Begin SUPPLIED MATERIAL
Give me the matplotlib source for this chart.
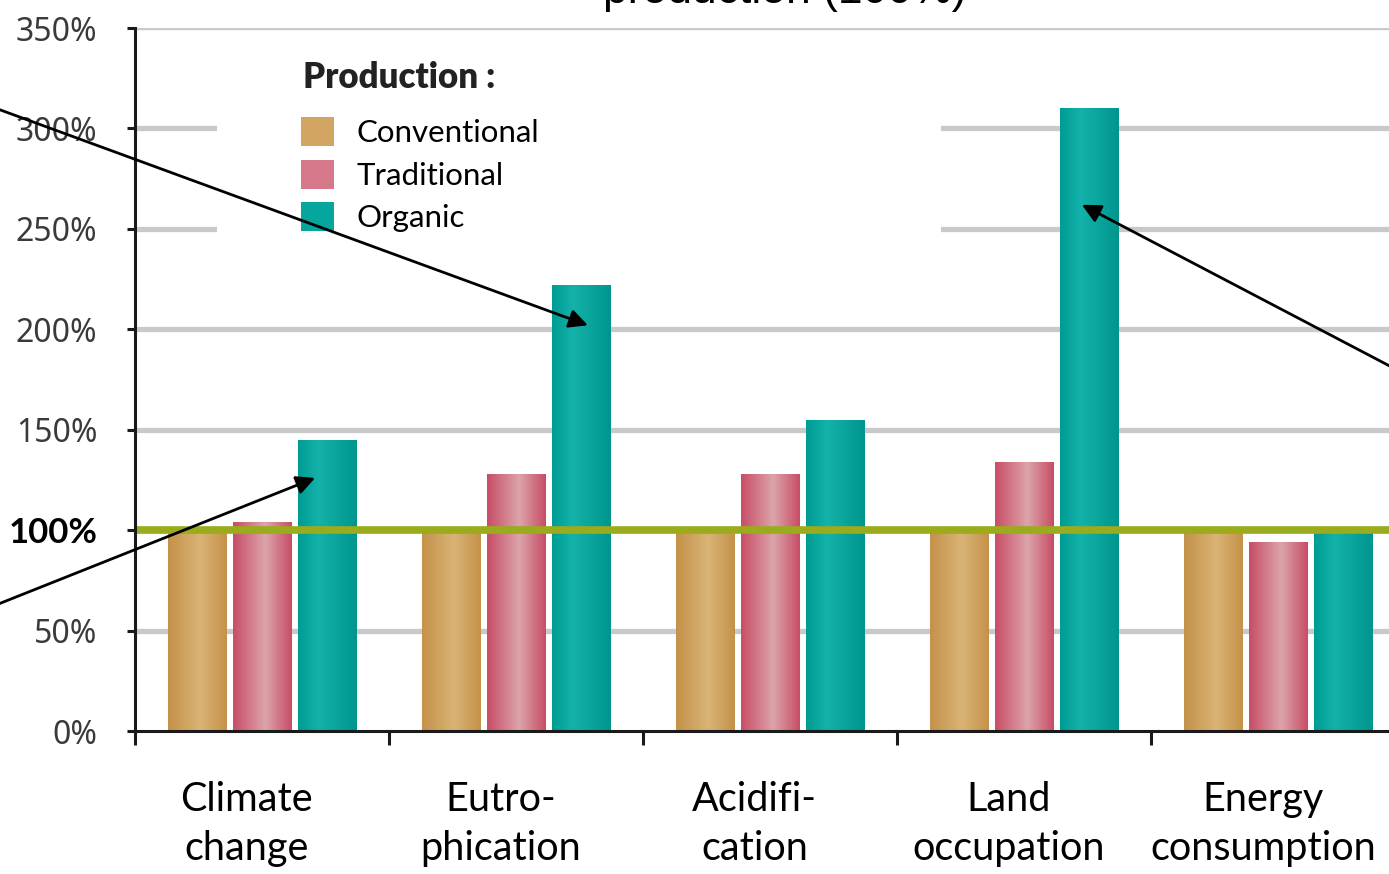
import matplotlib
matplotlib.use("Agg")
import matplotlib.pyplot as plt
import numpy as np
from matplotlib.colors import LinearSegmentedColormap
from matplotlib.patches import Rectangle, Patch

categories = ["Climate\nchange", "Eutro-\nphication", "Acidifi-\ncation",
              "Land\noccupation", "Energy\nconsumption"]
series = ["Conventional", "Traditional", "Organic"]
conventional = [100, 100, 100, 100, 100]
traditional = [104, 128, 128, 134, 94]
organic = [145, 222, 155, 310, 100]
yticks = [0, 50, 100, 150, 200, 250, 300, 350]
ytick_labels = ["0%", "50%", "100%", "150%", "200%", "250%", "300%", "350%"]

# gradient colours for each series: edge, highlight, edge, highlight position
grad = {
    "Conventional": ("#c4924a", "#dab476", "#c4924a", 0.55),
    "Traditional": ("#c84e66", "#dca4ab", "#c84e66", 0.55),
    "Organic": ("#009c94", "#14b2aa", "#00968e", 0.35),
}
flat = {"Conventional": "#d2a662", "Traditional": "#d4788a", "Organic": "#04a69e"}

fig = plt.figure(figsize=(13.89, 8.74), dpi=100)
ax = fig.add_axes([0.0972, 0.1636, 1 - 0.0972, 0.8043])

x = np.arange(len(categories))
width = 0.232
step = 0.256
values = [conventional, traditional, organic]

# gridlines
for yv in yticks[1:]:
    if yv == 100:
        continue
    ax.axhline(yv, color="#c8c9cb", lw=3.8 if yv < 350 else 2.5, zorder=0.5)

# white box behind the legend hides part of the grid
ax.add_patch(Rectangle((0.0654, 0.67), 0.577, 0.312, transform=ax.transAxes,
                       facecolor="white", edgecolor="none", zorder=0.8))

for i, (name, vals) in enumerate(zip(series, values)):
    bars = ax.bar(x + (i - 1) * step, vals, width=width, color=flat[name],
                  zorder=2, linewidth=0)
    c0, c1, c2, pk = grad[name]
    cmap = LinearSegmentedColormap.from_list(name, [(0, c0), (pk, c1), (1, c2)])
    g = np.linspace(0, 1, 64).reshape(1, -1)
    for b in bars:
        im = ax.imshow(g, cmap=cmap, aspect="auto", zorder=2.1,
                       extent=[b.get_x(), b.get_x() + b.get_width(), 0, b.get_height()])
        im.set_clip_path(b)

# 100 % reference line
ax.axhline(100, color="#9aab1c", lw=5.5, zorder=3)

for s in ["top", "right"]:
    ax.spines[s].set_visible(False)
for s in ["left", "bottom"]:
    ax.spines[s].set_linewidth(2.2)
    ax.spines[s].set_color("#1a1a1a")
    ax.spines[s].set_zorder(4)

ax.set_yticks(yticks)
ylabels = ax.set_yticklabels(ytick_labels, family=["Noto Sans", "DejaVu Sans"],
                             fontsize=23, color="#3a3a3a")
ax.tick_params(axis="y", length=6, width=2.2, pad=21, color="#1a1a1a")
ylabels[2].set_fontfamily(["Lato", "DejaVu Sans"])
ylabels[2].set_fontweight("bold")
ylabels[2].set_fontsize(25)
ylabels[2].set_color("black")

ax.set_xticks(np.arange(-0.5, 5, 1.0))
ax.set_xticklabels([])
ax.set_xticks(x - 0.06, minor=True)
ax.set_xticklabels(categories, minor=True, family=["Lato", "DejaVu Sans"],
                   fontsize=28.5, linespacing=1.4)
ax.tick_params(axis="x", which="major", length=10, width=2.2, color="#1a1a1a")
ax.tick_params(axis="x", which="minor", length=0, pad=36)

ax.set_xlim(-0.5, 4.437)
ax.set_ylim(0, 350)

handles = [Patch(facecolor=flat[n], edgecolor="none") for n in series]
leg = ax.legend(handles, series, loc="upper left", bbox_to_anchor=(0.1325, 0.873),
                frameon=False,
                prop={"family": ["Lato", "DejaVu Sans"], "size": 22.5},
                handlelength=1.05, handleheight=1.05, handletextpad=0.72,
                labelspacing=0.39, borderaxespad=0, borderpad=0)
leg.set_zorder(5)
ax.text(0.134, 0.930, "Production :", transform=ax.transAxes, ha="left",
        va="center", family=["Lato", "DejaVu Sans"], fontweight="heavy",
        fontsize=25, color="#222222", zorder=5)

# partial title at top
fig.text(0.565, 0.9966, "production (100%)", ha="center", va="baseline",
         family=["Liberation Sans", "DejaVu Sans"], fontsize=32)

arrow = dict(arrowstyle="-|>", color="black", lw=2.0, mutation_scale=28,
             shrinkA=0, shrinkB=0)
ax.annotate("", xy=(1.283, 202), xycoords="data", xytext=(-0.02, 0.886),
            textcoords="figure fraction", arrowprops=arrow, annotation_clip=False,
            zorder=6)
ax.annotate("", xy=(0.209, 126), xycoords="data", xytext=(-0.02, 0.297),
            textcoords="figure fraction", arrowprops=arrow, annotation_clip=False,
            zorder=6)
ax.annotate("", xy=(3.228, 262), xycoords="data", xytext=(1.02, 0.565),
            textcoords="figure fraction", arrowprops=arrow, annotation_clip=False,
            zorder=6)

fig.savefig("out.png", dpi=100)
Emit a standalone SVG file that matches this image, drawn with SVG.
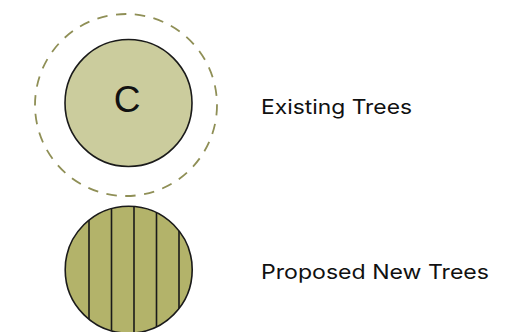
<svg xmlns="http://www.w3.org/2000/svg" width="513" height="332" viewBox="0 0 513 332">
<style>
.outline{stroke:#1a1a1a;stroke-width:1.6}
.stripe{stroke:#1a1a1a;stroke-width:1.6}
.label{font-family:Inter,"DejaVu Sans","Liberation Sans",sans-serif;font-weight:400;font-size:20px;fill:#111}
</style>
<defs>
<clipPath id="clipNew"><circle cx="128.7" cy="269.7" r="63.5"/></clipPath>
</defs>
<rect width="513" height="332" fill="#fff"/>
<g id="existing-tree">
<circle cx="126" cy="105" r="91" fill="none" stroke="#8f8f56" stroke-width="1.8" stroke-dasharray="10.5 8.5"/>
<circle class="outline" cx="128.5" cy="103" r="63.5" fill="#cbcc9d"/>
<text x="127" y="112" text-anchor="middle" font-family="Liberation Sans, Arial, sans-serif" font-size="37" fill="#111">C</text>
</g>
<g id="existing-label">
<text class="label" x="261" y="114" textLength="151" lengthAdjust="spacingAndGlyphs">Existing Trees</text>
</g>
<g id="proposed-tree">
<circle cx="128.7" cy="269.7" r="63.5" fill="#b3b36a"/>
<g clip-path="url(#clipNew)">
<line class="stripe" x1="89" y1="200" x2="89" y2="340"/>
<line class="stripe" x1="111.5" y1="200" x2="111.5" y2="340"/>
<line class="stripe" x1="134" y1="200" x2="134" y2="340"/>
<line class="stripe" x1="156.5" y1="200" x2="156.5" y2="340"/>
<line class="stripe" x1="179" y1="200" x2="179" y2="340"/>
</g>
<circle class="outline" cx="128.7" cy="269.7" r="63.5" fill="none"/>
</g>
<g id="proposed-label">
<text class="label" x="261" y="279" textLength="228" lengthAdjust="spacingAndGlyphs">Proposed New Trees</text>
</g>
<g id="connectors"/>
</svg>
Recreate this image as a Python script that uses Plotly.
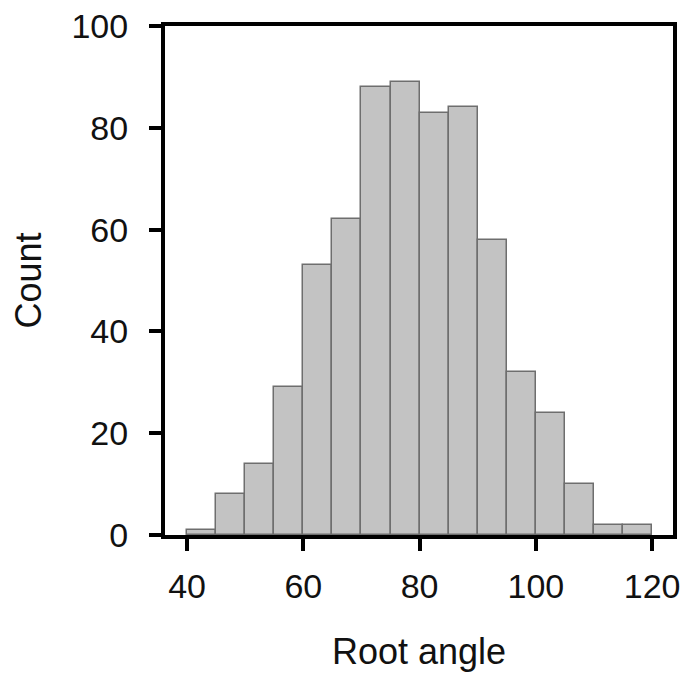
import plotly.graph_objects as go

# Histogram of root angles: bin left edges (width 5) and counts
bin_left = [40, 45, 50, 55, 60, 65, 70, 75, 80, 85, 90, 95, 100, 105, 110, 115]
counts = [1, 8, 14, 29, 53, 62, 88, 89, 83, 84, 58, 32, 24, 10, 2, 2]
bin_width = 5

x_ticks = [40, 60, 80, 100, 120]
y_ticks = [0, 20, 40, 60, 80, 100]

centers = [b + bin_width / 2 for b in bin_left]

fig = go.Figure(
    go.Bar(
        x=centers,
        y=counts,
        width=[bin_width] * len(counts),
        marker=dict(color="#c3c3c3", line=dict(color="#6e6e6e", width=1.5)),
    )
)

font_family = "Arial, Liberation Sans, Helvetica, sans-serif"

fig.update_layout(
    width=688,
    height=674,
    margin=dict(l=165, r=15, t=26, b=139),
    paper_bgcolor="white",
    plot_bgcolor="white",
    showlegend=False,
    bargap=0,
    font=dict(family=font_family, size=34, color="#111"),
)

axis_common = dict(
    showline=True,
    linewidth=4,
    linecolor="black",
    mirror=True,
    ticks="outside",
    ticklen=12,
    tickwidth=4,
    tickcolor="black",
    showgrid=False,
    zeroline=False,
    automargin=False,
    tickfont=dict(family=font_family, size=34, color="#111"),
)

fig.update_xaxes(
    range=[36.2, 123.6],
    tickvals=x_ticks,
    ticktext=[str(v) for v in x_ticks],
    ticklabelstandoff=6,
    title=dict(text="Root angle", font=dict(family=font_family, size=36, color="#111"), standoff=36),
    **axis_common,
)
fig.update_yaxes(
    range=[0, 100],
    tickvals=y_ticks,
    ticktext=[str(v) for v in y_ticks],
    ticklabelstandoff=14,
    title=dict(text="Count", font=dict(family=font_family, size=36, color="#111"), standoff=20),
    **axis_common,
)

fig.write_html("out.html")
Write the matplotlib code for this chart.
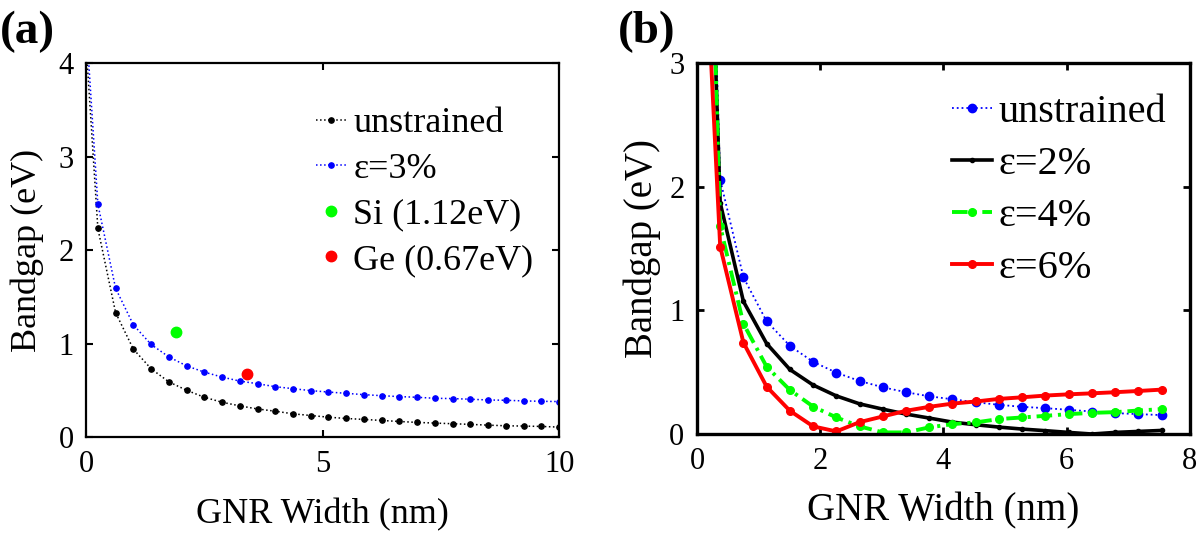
End SUPPLIED MATERIAL
WHAT IS BEING ASKED -> Extract the stretch of lines that begins at the line with "Recreate this image" and ends at the line with "import plotly.graph_objects as go", inclusive. Omit every picture.

EXERCISE ANSWER ->
Recreate this image as a Python script that uses Plotly.
import plotly.graph_objects as go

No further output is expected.